Your new Habitat for Bats bat house comes completely finished with a manual that includes detailed suggested mounting procedures making installation easy even if you are working alone. We take our bat houses very seriously and do what we can to make sure our houses are complete, easy to mount and last decades once installed. Our manual is more comprehensive than a flyer and includes details such as color choices in case you decide to repaint your house, mounting guidelines and sample pole designs.

So now you’re thinking “that’s great, but which bat house should I buy?” Generally, we suggest the largest bat house you can reasonably expect to have space to hang. While this may seem like an “of couse you want me to buy the most expensive house” answer, it really isn’t. Larger houses retain and buffer heat exchange better than smaller houses and provide more internal area for roosting, birthing pups and nursing hungry pups. You need to consider where you will be hanging the house. Is the space large enough and strong enough to support the weight? How many bats would you be comfortable with roosting in the area? While a larger bat house is no guarantee of a large colony, it does offer the potential.

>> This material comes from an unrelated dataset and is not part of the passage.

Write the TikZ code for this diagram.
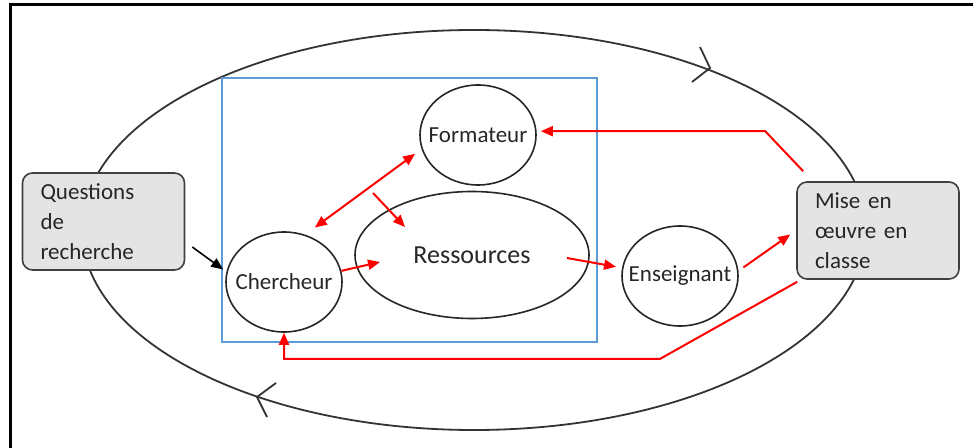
\documentclass[tikz,border=0pt]{standalone}
\usepackage{fontspec}
\setmainfont{Carlito}
\usepackage{xcolor}
\usetikzlibrary{positioning, arrows.meta, shapes.geometric, calc}
\definecolor{bleucadre}{RGB}{91,155,213}
\definecolor{grisboite}{RGB}{228,228,228}
\newcommand{\etiq}[1]{\makebox[0pt]{#1}}

\begin{document}
\begin{tikzpicture}[x=0.5pt, y=-0.5pt, >={Triangle[length=6pt,width=5pt]},
    cercle/.style={draw=black!85, line width=0.8pt, ellipse, inner sep=0pt,
      minimum width=58pt, minimum height=50pt,
      font=\fontsize{11.5}{14}\selectfont, text=black!85},
    boite/.style={draw=black!75, line width=0.8pt, fill=grisboite, rounded corners=5pt,
      text width=63pt, inner xsep=9pt, minimum height=48.5pt, align=left,
      font=\fontsize{11.5}{15}\selectfont, text=black!85},
    grand/.style={draw=black!80, line width=0.9pt},
    fleche/.style={red, line width=1pt},
    noire/.style={black, line width=0.8pt}]
  \useasboundingbox (0,0) rectangle (973,448);
  % bord de la capture
  \draw[line width=1.5pt] (10,448) -- (10,5) -- (973,5);
  % le cycle
  \node[grand, ellipse, inner sep=0pt, minimum width=392pt, minimum height=200pt] (cycle) at (474,230) {};
  \draw[grand] (700,47) -- (710,68) -- (692,82);
  \draw[grand] (276,383) -- (257,397) -- (267,417);
  % cadre bleu
  \draw[bleucadre, line width=0.6pt] (222,78) rectangle (597,342);

  \node[cercle] (form) at (478,135) {\etiq{Formateur}};
  \node[cercle, minimum width=117pt, minimum height=63.5pt, font=\fontsize{13}{15}\selectfont] (res) at (472,255) {\etiq{Ressources}};
  \node[cercle] (cher) at (284,282) {\etiq{Chercheur}};
  \node[cercle] (ens) at (680,276) {\etiq{Enseignant}};
  \node[boite] (quest) at (103.5,221.5) {Questions\\de\\recherche};
  \node[boite] (mise) at (878,230.5) {Mise en\\œuvre en\\classe};

  \coordinate (depart) at (373,193);
  \draw[fleche, <->, shorten <=6pt, shorten >=4pt] (cher.66) -- (form.194);
  \draw[fleche, ->] (depart) -- ($(res)+(-67,-28)$);
  \draw[fleche, ->] (cher.11) -- ($(res)+(-92,7)$);
  \draw[fleche, ->, shorten >=3pt] ($(res)+(95,3)$) -- (ens.172);
  \draw[fleche, ->, shorten <=3pt] (ens.5) -- ($(mise.west)+(-6,4)$);
  \draw[fleche, ->, shorten >=2pt] ($(mise.north west)+(7,-10)$) -- ++(-38,-40) coordinate (coude1) -- (coude1 -| form.east);
  \draw[fleche, ->] ($(mise.south west)+(1,2)$) -- ++(-137,77) coordinate (coude2) -- (coude2 -| cher.south) -- (cher.south);
  \draw[noire, ->, shorten >=2pt] ($(quest.east)+(7,25.5)$) -- (cher.170);
\end{tikzpicture}
\end{document}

Now you are probably wondering how many bats these houses will hold. We list our houses with a stated roosting volume in cubic inches. I cannot, in good conscience, tell you our single chamber house will hold 150 bats even though others advertise a smaller house as able to do so. I also don’t know which species of bat will roost in your house. The roosting density of different species vary widely. Instead, we state the cubic inches of roosting volume of our houses and you should ask other vendors to provide the same information so your can compare apples to apples. The more volume, the more bats. Be sure to visit our YouTube channel and learn more http://www.youtube.com/h4bats

Research has shown that Mexican Freetail bats will roost perhaps as dense as 75 bats per 144 cubic inches of roosting volume. These means, in theory, a single chamber house with 250 cubic inches on roosting space will hold 130 bats. Unfortunately this kind of math is misleading. I suggest taking the volume of the house and dividing by 144 then multiplying by 75/2. That’s [(volume/144) x 37.5] For a single chamber house that comes to about 65 bats. In my experience and professional opinion that is about the most bats you can reasonably expect to squeeze into a single chamber house. Results will still vary based on location and species and I will continue to update this formula based on real world research. Still, 65 flying bug eaters can make quite an impact every evening.

You’ve probably noticed we offer three bat house color shades and you’re wondering which one to choose. The simple answer is the hotter your climate, the lighter color you should choose. Bats prefer a roosting temperature between 85 and 100 degrees. In the Northern States a dark shade is the best option, it absorbs heat quickly. In the desert and sandy States the lighter shade does well. For the moderate areas, the medium shade is a good choice. But remember, moderate means for the bats, not you and they prefer it hot. In mid to north Georgia the medium shade bat houses seem do well though we have had good luck with lighter shade houses too.

I said that was the simple answer. Next you have to consider where the bat house will be mounted and if it will get enough sun (it needs sun most of the day normally). If you live in a hot area like Texas or Arizona but your bat house is going to be partially shaded and on an open pole, the medium shade and may be a better choice. If you are north and your house will be mounted on a brick building that retains a lot of heat in direct sunlight, instead of the darkest shade, you might opt for medium shade. Use the following color chart as a guideline to help you make your choice.

 

If you fall into area 1, choose the Dark shade.  For area 2 or 3 choose our medium and for area 4 choose our lightest shade.  Our bat houses are large enough and retain heat well enough that full black is rarely required.